Speaking about the news, I also noticed that when the war in Iraq was planned, it was meticulously studied and prepared for from the air. Our air war was an immediate success because we could plan that by computers and parallax vision from satellites. It was only when the ground war started did America come upon unforeseen obstacles. Nature does not always conform to computer print outs. Our planning leaders had forgotten their Classical/Romantic education. America did not have a Lawrence of Arabia for guidance (someone who lived in that nature and understood it).

 

I am a Rotarian therefore I live today in my nature-oriented (Paul Harris) education AND my observational experience of “now” in the 21st century. I worry that too many see the world only from the skies and do not look around at the earth (Nature) that formed us. If we do not take the natural world into our hearts (meaning into the cities) then we might lose that bedrock of what this world was built upon. It is happening to a small degree where the affluent can afford (like “The Livable Forest”) but in the heart of the cities it is not there (except for parks which are becoming too dangerous to explore, i.e., Central Park in New York). Rotarians have the influence to change this: to bring nature thinking into the equation for survival for the “haves” and the “have-nots”.  If we lose that history of honoring nature, we may lose the future.

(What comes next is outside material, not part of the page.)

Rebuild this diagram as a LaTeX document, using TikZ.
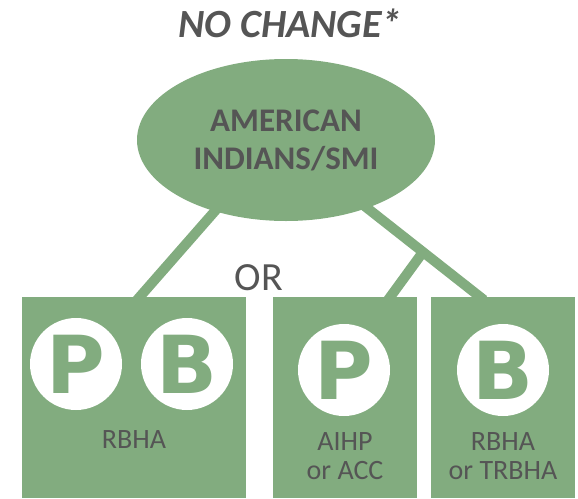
\documentclass[tikz,border=0pt]{standalone}
\usepackage{fontspec}
\setmainfont{Carlito}
\newfontfamily\letterfont{DejaVu Sans}
\usetikzlibrary{shapes.geometric,backgrounds,calc}
\definecolor{grn}{HTML}{82AC7F}
\definecolor{txt}{HTML}{555555}
\begin{document}
\begin{tikzpicture}[x=1pt,y=-1pt,
  box/.style={fill=grn, draw=none, inner sep=0pt, minimum height=201pt},
  circ/.style={circle, fill=white, draw=none, inner sep=0pt, minimum size=92pt,
    text=grn, font=\letterfont\bfseries\fontsize{80}{80}\selectfont},
  lbl/.style={text=txt, align=center, inner sep=0pt, font=\fontsize{28}{29}\selectfont},
  conn/.style={draw=grn, line width=10pt}]
\useasboundingbox (0,0) rectangle (578,498);
% title
\node[text=txt, font=\bfseries\itshape\fontsize{40}{42}\selectfont, inner sep=0pt] (title) at (290,23) {NO CHANGE*};
% ellipse
\node[ellipse, fill=grn, draw=none, minimum width=298pt, minimum height=162pt, inner sep=0pt,
  text=txt, align=center, font=\bfseries\fontsize{33}{38}\selectfont] (el) at (286,140) {AMERICAN\\INDIANS/SMI};
% OR
\node[text=txt, font=\fontsize{40}{40}\selectfont, inner sep=0pt] (or) at (259,278) {OR};
% boxes
\node[box, minimum width=224pt] (b1) at (134,397.5) {};
\node[box, minimum width=144pt] (b2) at (345,397.5) {};
\node[box, minimum width=144pt] (b3) at (503,397.5) {};
% circles
\node[circ] (p1) at (76,364) {P};
\node[circ] (q1) at (187,364) {B};
\node[circ] (p2) at (344,370) {P};
\node[circ] (q3) at (503,370) {B};
% labels
\node[lbl] (t1) at (134,440) {RBHA};
\node[lbl] (t2) at (345,456) {AIHP\\or ACC};
\node[lbl] (t3) at (503,456) {RBHA\\or TRBHA};
% connectors
\coordinate (l0) at (222,203);
\coordinate (r0) at (362,204);
\coordinate (b1a) at (137,300);
\coordinate (b2a) at (388,300);
\coordinate (b3a) at (484,300);
\coordinate (j) at ($(r0)!0.5!(b3a)$);
\begin{pgfonlayer}{background}
\draw[conn] (l0) -- (b1a);
\draw[conn] (r0) -- (b3a);
\draw[conn] (j) -- (b2a);
\end{pgfonlayer}
\end{tikzpicture}
\end{document}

Rotarian can change our dependence on oil and gasoline, our pollution of our lakes and streams, and the purity of our air. Rotarians must help to curtail war. All service action is good business, using our motto of “Service Above Self”. We should have a green education. We should listen to and perform the words and deeds of leaders like Paul Harris. We know what is a “right action”. What we don’t know is whether there is time to change a trend, a wave of interactions. My granddaughter needs a balance between playing outside, learning through play about the world and playing inside with “Look Grandpa, I reached level eight.”